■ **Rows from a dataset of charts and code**

* BEGIN *

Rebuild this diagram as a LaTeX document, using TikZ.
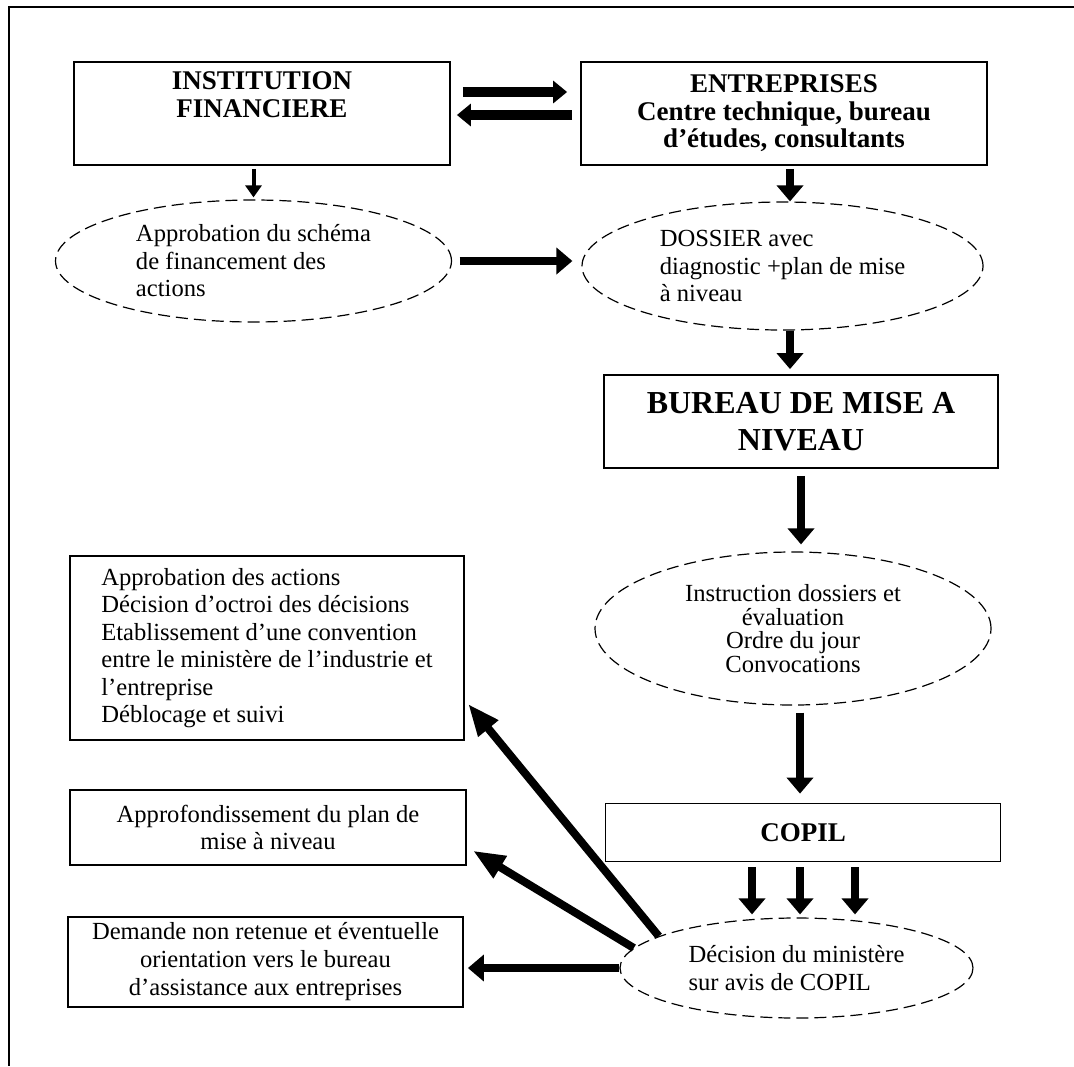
\documentclass[tikz,border=0pt]{standalone}
\usepackage{fontspec}
\setmainfont{Liberation Serif}
\usetikzlibrary{arrows.meta}
\usetikzlibrary{shapes.geometric}

\begin{document}
\begin{tikzpicture}[x=0.5pt,y=-0.5pt,
  boite/.style={draw,line width=0.9pt,inner sep=2pt,align=center,font=\fontsize{12.3}{13.75}\selectfont},
  ovale/.style={ellipse,draw,dash pattern=on 6pt off 3pt,line width=0.6pt,inner sep=0pt,font=\fontsize{12.3}{13.75}\selectfont},
  titre/.style={font=\bfseries\fontsize{13.5}{13.75}\selectfont},
  fleche/.style={line width=4pt,-{Triangle[width=13pt,length=8pt]}},
  pointe/.style={line width=4pt,-{Triangle[width=12pt,length=16pt]}},
  twin/.style={line width=5pt,-{Triangle[width=11pt,length=7pt]}},
  mince/.style={line width=2pt,-{Triangle[width=8pt,length=6pt]}}]
\useasboundingbox (0,0) rectangle (1074,1066);
\draw[line width=1pt] (1074,7) -- (9,7) -- (9,1066);

\node[boite,titre,minimum width=188pt,minimum height=51.5pt] (inst) at (262,113.5) {INSTITUTION\\FINANCIERE\\[5pt]~};
\node[boite,titre,minimum width=203pt,minimum height=51.5pt] (entr) at (784,113.5) {ENTREPRISES\\Centre technique, bureau\\d'études, consultants};
\node[ovale,minimum width=198pt,minimum height=61pt,align=left] (appro) at (253.5,261) {Approbation du schéma\\de financement des\\actions};
\node[ovale,minimum width=200.5pt,minimum height=64pt,align=left] (dossier) at (782.5,266) {DOSSIER avec\\diagnostic +plan de mise\\à niveau};
\node[boite,font=\bfseries\fontsize{16}{18.5}\selectfont,minimum width=197pt,minimum height=46.5pt] (bureau) at (801,421.5) {BUREAU DE MISE A\\NIVEAU};
\node[ovale,font=\fontsize{12.3}{11.8}\selectfont,minimum width=198pt,minimum height=76.5pt,align=center] (instr) at (793,628.5) {Instruction dossiers et\\évaluation\\Ordre du jour\\Convocations};
\node[boite,align=left,minimum width=197pt,minimum height=92pt] (actions) at (267,648) {Approbation des actions\\Décision d'octroi des décisions\\Etablissement d'une convention\\entre le ministère de l'industrie et\\l'entreprise\\Déblocage et suivi};
\node[boite,titre,minimum width=197.5pt,minimum height=29pt] (copil) at (803,832.5) {COPIL};
\node[boite,minimum width=198pt,minimum height=37.5pt] (approf) at (268,827.5) {Approfondissement du plan de\\mise à niveau};
\node[boite,font=\fontsize{12.3}{14}\selectfont,minimum width=197.5pt,minimum height=45pt] (refus) at (265.5,962) {Demande non retenue et éventuelle\\orientation vers le bureau\\d'assistance aux entreprises};
\node[ovale,minimum width=176.5pt,minimum height=50pt,align=left] (decision) at (796.5,968) {Décision du ministère\\sur avis de COPIL};

\draw[twin,shorten <=6pt,shorten >=6.5pt] ([yshift=10.75pt]inst.east) -- ([yshift=10.75pt]entr.west);
\draw[twin,shorten <=4pt,shorten >=3pt] ([yshift=-0.75pt]entr.west) -- ([yshift=-0.75pt]inst.east);
\draw[mince,shorten <=1.5pt,shorten >=1pt] (inst.south -| appro.north) -- (appro.north);
\draw[fleche,shorten <=1.5pt] ([xshift=3pt]entr.south) -- ([xshift=3pt]entr.south |- dossier.north);
\draw[fleche,shorten <=3.75pt,shorten >=4.5pt] (appro.east) -- (appro.east -| dossier.west);
\draw[fleche,shorten >=2.5pt] ([xshift=3.75pt]dossier.south) -- ([xshift=3.75pt]dossier.south |- bureau.north);
\draw[fleche,shorten <=3.5pt,shorten >=3.5pt] (bureau.south) -- (bureau.south |- instr.north);
\draw[fleche,shorten <=3.5pt,shorten >=4.5pt] ([xshift=3.5pt]instr.south) -- ([xshift=3.5pt]instr.south |- copil.north);
\foreach \dx in {-25.5,-1.5,26}
  \draw[fleche,shorten <=2.5pt,shorten >=1.5pt] ([xshift=\dx pt]copil.south) -- ([xshift=\dx pt]copil.south |- decision.north);
\draw[fleche,shorten >=2pt] (decision.west) -- (decision.west -| refus.east);
\draw[pointe,shorten >=3.5pt] (decision.173) -- ([yshift=-9.75pt]approf.east);
\draw[pointe,shorten >=2.5pt] (decision.167) -- ([yshift=-26pt]actions.east);

\end{tikzpicture}
\end{document}
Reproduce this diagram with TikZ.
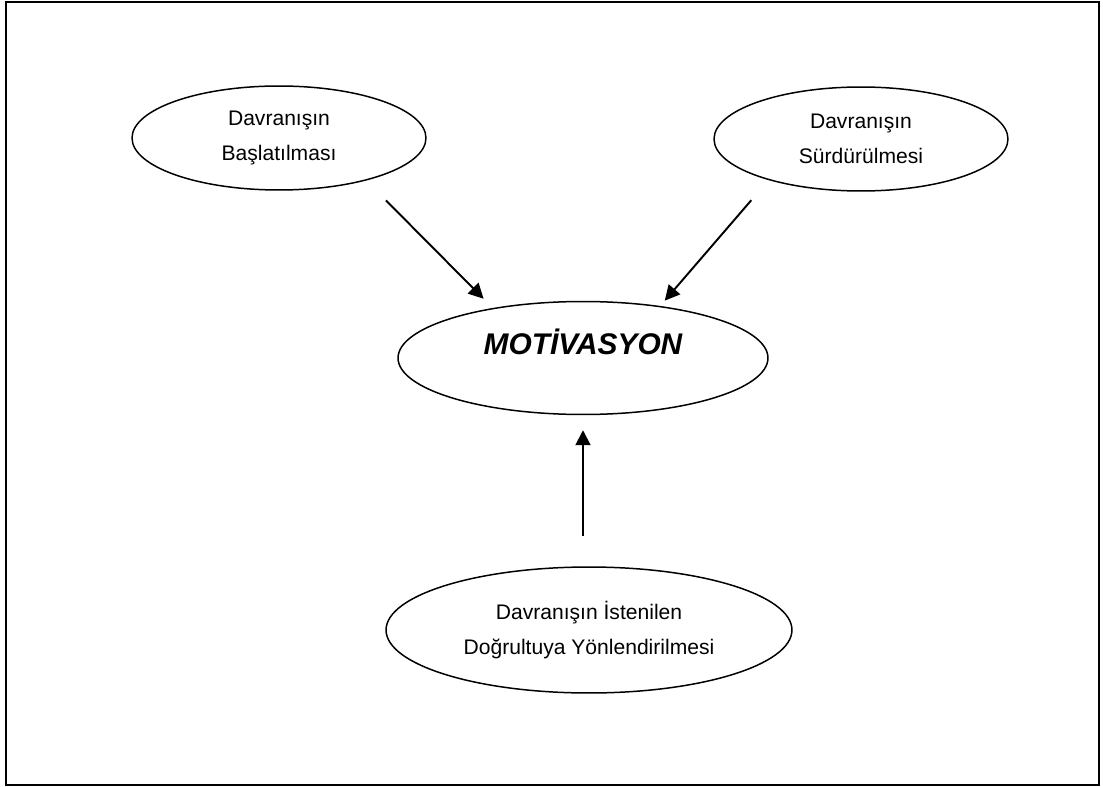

* END *

■ **Exercise details**
Determine how many lines of the listing above include the word "diagram", and report that number only.

■ **Problem solution**
2